What seems fairly obvious here is that criminals are now more afraid to victimize people directly. There’s more of a chance that their victims can and will fight back.
Now, Cam covered the FBI data when it came out.
Those wanting to be really critical would probably point out that the Bruen decision came out in June and that data is for the whole year. It doesn’t necessarily track that Bruen didn’t drive the murder rate up. After all, it might have been on pace to be even lower.
Hypothetically.
Of course, that argument is probably very wrong. After all, if that were the case, what we’d see this year is an uptick in the murder rate. While it’s still a ways from the end of the year, the trends just aren’t supporting the idea that Bruen would lead to an increase in homicides.
It’s possible something could happen to change all that, but it wouldn’t be likely to be anything to do with Bruen.
So it sure looks like all the scaremongering in the wake of the Supreme Court’s decision didn’t come to fruition and isn’t likely to. Moreover, if it were to do so, it would have already.

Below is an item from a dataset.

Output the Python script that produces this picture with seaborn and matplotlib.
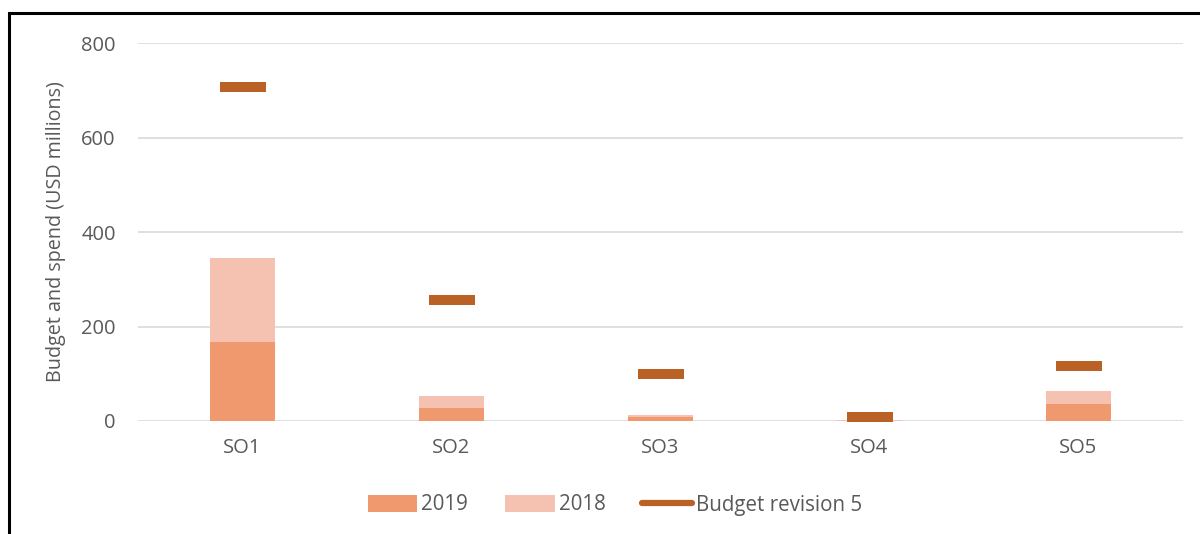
import matplotlib
matplotlib.use("Agg")
import matplotlib.pyplot as plt
import seaborn as sns
import numpy as np
import pandas as pd
from matplotlib.patches import Patch, Rectangle
from matplotlib.lines import Line2D

# Data (USD millions)
objectives = ["SO1", "SO2", "SO3", "SO4", "SO5"]
spend_2019 = [167, 28, 9, 0.5, 37]
spend_2018 = [178, 25, 3, 1, 27]
budget_rev5 = [707, 257, 99, 8, 116]
y_ticks = [0, 200, 400, 600, 800]

c_2019 = "#F0996F"
c_2018 = "#F5C2B1"
c_budget = "#BA6125"
c_text = "#595959"
c_grid = "#D9D9D9"

sns.set_style("white")
plt.rcParams["font.family"] = ["Open Sans", "DejaVu Sans"]

df = pd.DataFrame({
    "objective": objectives,
    "y2019": spend_2019,
    "y2018": spend_2018,
    "budget": budget_rev5,
})
df["stack_top"] = df["y2019"] + df["y2018"]

fig = plt.figure(figsize=(12, 5.34), dpi=100)
ax = fig.add_axes([138 / 1200, 1 - 421 / 534, (1183 - 138) / 1200, (421 - 43) / 534])

# stacked bars: 2018 sits on top of 2019
sns.barplot(data=df, x="objective", y="stack_top", color=c_2018, width=0.315,
            saturation=1, linewidth=0, ax=ax, zorder=2)
sns.barplot(data=df, x="objective", y="y2019", color=c_2019, width=0.315,
            saturation=1, linewidth=0, ax=ax, zorder=3)

# budget revision markers drawn as flat wide dashes
dash = [(-2.3, -0.5), (2.3, -0.5), (2.3, 0.5), (-2.3, 0.5), (-2.3, -0.5)]
sns.stripplot(data=df, x="objective", y="budget", jitter=False, marker=dash,
              size=32.5, color=c_budget, linewidth=0, ax=ax, zorder=4)
for coll in ax.collections:
    coll.set_clip_on(False)

ax.set_xlim(-0.5, 4.5)
ax.set_ylim(0, 800)
ax.set_yticks(y_ticks)
ax.grid(axis="y", color=c_grid, linewidth=1.2, zorder=0)
ax.set_axisbelow(True)
sns.despine(ax=ax, left=True, bottom=True)

ax.tick_params(axis="both", length=0, labelsize=14.5, labelcolor=c_text)
ax.tick_params(axis="y", pad=16)
ax.tick_params(axis="x", pad=12)
ax.set_xlabel("")
ax.set_ylabel("Budget and spend (USD millions)", fontsize=14.2, color=c_text, labelpad=11)

handles = [
    Patch(facecolor=c_2019, edgecolor="none", label="2019"),
    Patch(facecolor=c_2018, edgecolor="none", label="2018"),
    Line2D([0], [0], color=c_budget, lw=4.5, solid_capstyle="round", label="Budget revision 5"),
]
leg = fig.legend(handles=handles, loc="center", bbox_to_anchor=(615 / 1200, 1 - 505 / 534),
                 ncol=3, frameon=False, fontsize=14.8, handlelength=2.4, handleheight=0.9,
                 columnspacing=1.8, handletextpad=0.2)
for t in leg.get_texts():
    t.set_color(c_text)

# black frame around the figure panel (only top/left visible in crop)
fig.add_artist(Rectangle((9 / 1200, -0.5), 2.0, 0.5 + 1 - 13 / 534, transform=fig.transFigure,
                         fill=False, edgecolor="black", linewidth=2.2))

fig.savefig("out.png", dpi=100)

What I expect to hear from the gun control crowd, though, is that the only reason it didn’t was because of the concealed carry killer laws passed by states like California and New York, like the somehow many anything safer.
If so, they’re idiots. After all, that last link there? It includes murder data from states like Ohio and Nebraska that passed no such measure, and those rates are also trending downward.
This is another nail in the coffin of gun control, but don’t expect this to show up at a mainstream media outlet anytime soon. They wouldn’t want to hurt their precious narrative.